Les invocations des divinités africaines par les participants visaient à insuffler courage et unité, mobilisant les esclaves autour de leurs leaders perçus comme les élus des esprits divins. Cette dimension mythique ne justifie en rien les discours dénigrants de certains secteurs religieux rétrogrades. Elle appelle au contraire à une réappropriation fière de cet héritage par les héritiers de la victoire de 1804.
L’Épopée : Une Lutte pour la Liberté
La cérémonie du Bois Caïman s’inscrit dans une épopée héroïque, portée par des figures comme Boukman, Cécile Fatiman, Toussaint Louverture, Georges Biassou et Jean-Jacques Dessalines. Ces « élus » guidés par une mission divine avaient pour but ultime de libérer les esclaves de l’oppression coloniale.
Cette lutte, qui s’étend sur treize années, trouve un écho dans l’allégorie biblique de Moïse guidant les Hébreux hors d’Égypte. Mais ici, l’esclavage colonial fut paradoxalement béni par l’Église catholique romaine, déjà compromise dans les inquisitions et les bûchers.
La prière de Boukman, invoquant un « dieu qui n’est pas celui des Blancs », incarne une religion de résistance : un détournement des passions humaines et divines pour lutter contre l’oppression.
Pourtant, l’épopée n’échappa pas aux contradictions. Toussaint Louverture et Dessalines, conscients de la puissance politique du vaudou comme facteur de mobilisation, menèrent eux-mêmes des campagnes contre cette pratique, craignant les débordements populaires. Ces tensions internes s’ajoutent aux campagnes répressives ultérieures — celles du gouvernement d’Élie Lescot ou encore les actes de vandalisme contre le site du Bois Caïman menés par des groupes protestants influencés par le pasteur Chavannes Jeune.
Ces gestes irrationnels, contraires aux principes démocratiques et à la diversité culturelle, révèlent une volonté d’effacer une mémoire nationale essentielle.
Une Nation Opprimée : La Résistance d’une Identité Africaine
Comme l’explique le sociologue Jean Casimir, la nation haïtienne née en 1804 a vu son identité africaine systématiquement réprimée par des mécanismes institutionnels hérités de l’Occident.
Le vaudou, pourtant né en Haïti, porte encore le stigmate d’une culture opprimée, victime d’un « déni du soi culturel » et d’une construction de l’Autre comme « barbare », selon Laënnec Hurbon (Le Barbare imaginaire).
Et pourtant, le Bois Caïman demeure un symbole universel de liberté, non seulement pour Haïti mais pour toute la Caraïbe et les Amériques. Il incarne la mémoire d’une lutte acharnée pour la restauration de la dignité des Noirs et pour un universalisme des droits humains. Ses échos se retrouvent jusque dans la pensée de la Négritude portée par Aimé Césaire et Frantz Fanon.
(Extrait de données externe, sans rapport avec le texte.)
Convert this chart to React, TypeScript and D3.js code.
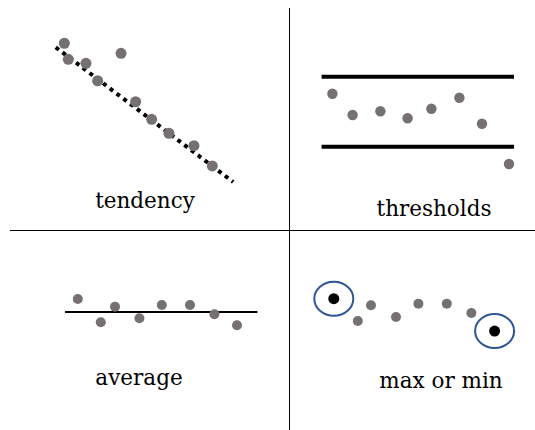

Scander « Vive le Bois Caïman », c’est proclamer Haïti comme le royaume d’une Afrique déportée, mutilée, mais toujours en lutte pour sa dignité.
Un Patrimoine à Revendiquer
Le Bois Caïman n’est pas seulement un événement historique : il est un symbole intemporel de résistance et d’émancipation. Il doit être imaginé, perçu et revendiqué comme un patrimoine des peuples noirs, un cri de liberté qui transcende les frontières.
En commémorant cette nuit solennelle, Haïti et les diasporas africaines réaffirment leur identité, leur fierté et leur engagement dans la lutte pour la justice et la dignité.
« Vive le Bois Caïman », c’est aussi « Vive Haïti » — un appel à la mémoire et à la résilience d’un peuple qui refuse l’oubli.